HazyResearch / flyingsquid

More interactive weak supervision with FlyingSquid
Apache License 2.0
314 stars 22 forks source link

Speeding up training time on large datasets with label dependencies #7

Closed dmitra79 closed 4 years ago

dmitra79 commented 4 years ago

Hello,

I tried training on 100K records with 9 weak labels: training takes 0.02 seconds without lambda_edges, but 7s with 1 edge, 18s with 2 edges and 21s with 3 lambda edges. Is this expected behavior? Are there ways to speed it up or parallelize? (I have multiple datasets with 47M rows, so assuming linear scaling in records, it'd take almost 3h for training on each...)

Thank you!

DanFu09 commented 4 years ago

Hi, great question! Our code path for training without label dependencies is much more optimized than training with label dependencies (the moments are easier to calculate), so that's why you're seeing the runtime gap, and there isn't a simple way to parallelize training in the current implementation.

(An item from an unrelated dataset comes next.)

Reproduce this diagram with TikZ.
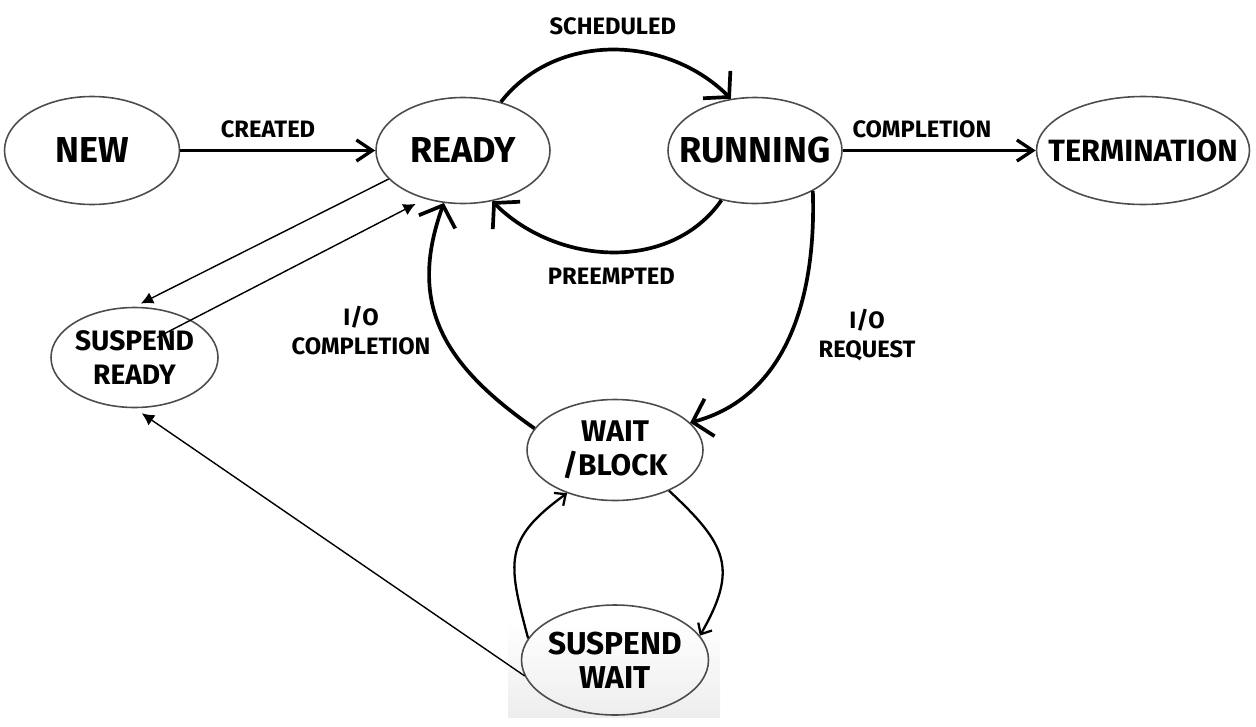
\documentclass[tikz,border=0pt]{standalone}
\usepackage{fontspec}
\setmainfont{Fira Sans}
\usetikzlibrary{arrows.meta,shapes.geometric,positioning}

\begin{document}
\begin{tikzpicture}[node distance=5cm, on grid, auto, semithick]
  \tikzstyle{state} = [draw=black!70, line width=0.9pt, ellipse, inner sep=0pt, inner xsep=-0.4cm, align=center, font={\fontsize{20.5}{24}\selectfont\bfseries}]
  \tikzstyle{stateEdgePortion} = [black, line width=1.9pt];
  \tikzstyle{stateEdge} = [stateEdgePortion, -{Straight Barb[length=9pt,width=12pt]}];
  \tikzstyle{cycleEdge} = [stateEdgePortion, line width=2.1pt, -{Straight Barb[length=10pt,width=22pt]}];
  \tikzstyle{swapEdge} = [stateEdgePortion, line width=1.3pt, -{Straight Barb[length=5pt,width=9pt]}];
  \tikzstyle{suspendEdge} = [black, line width=0.8pt, -{Latex[length=7pt,width=7pt]}];
  \tikzstyle{edgeLabel} = [font={\fontsize{13.5}{16.5}\selectfont\bfseries}, align=center];

  \useasboundingbox (0,0) rectangle (25.12,-14.52);
  \shade[top color=white, bottom color=black!7] (10.16,-12.4) rectangle (14.4,-14.34);

  \node[state, minimum width=3.5cm, minimum height=2.16cm] (new) at (1.84,-3.01) {NEW};
  \node[state, minimum width=3.48cm, minimum height=2.12cm] (ready) [right=7.42cm of new] {READY};
  \node[state, minimum width=3.48cm, minimum height=2.12cm] (running) [right=5.84cm of ready] {RUNNING};
  \node[state, minimum width=4.26cm, minimum height=2.16cm, inner xsep=-0.45cm, font={\fontsize{17.5}{21}\selectfont\bfseries}] (term) [right=7.76cm of running] {TERMINATION};
  \node[state, minimum width=3.34cm, minimum height=2cm, font={\fontsize{16}{19}\selectfont\bfseries}] (sready) [below right=4.14cm and 0.85cm of new] {SUSPEND\\READY};
  \node[state, minimum width=3.52cm, minimum height=2.02cm, font={\fontsize{17}{19}\selectfont\bfseries}] (wait) [below right=5.99cm and 3.04cm of ready] {WAIT\\/BLOCK};
  \node[state, minimum width=3.74cm, minimum height=2.2cm, font={\fontsize{18}{19.5}\selectfont\bfseries}] (swait) [below=4.2cm of wait] {SUSPEND\\WAIT};

  \path (new) edge[stateEdge] node[edgeLabel, above=3pt, pos=0.45] {CREATED} (ready)
  (ready.52) edge[cycleEdge, out=52, in=135] node[edgeLabel, above=4pt] {SCHEDULED} (running.115)
  (running.236) edge[cycleEdge, out=235, in=-45] node[edgeLabel, below=5pt] {PREEMPTED} (ready.300)
  (running) edge[stateEdge] node[edgeLabel, above=3pt, pos=0.41] {COMPLETION} (term)
  (running.-35) edge[cycleEdge, out=-88, in=15] node[edgeLabel, right=12pt] {I/O\\REQUEST} (wait.20)
  (wait.165) edge[cycleEdge, out=145, in=-110, looseness=1.15] node[edgeLabel, left=2pt] {I/O\\COMPLETION} (ready.250)
  (wait.-37) edge[swapEdge, out=-43, in=60, looseness=1.35] (swait.16)
  (swait.166) edge[swapEdge, out=105, in=216, looseness=1.35] (wait.222);

  \coordinate (srInner) at ([shift={(0.45,0.4)}]sready.center);
  \draw[suspendEdge, shorten >=4pt] (ready.201) -- (sready.north);
  \draw[suspendEdge, shorten >=6pt] (srInner) -- (ready.232);
  \draw[suspendEdge, shorten >=5pt] (swait.190) -- (sready.south);
\end{tikzpicture}
\end{document}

Have you evaluated the performance (in terms of accuracy or F1) of the label model with and without label dependencies? We've often found that performance is often still ok without dependencies in practice, especially when you don't have too many labeling functions (like 9).

dmitra79 commented 4 years ago

Thank you for the reply! Unfortunately we have few ground truth labeled to evaluate the performance, but we'll try it.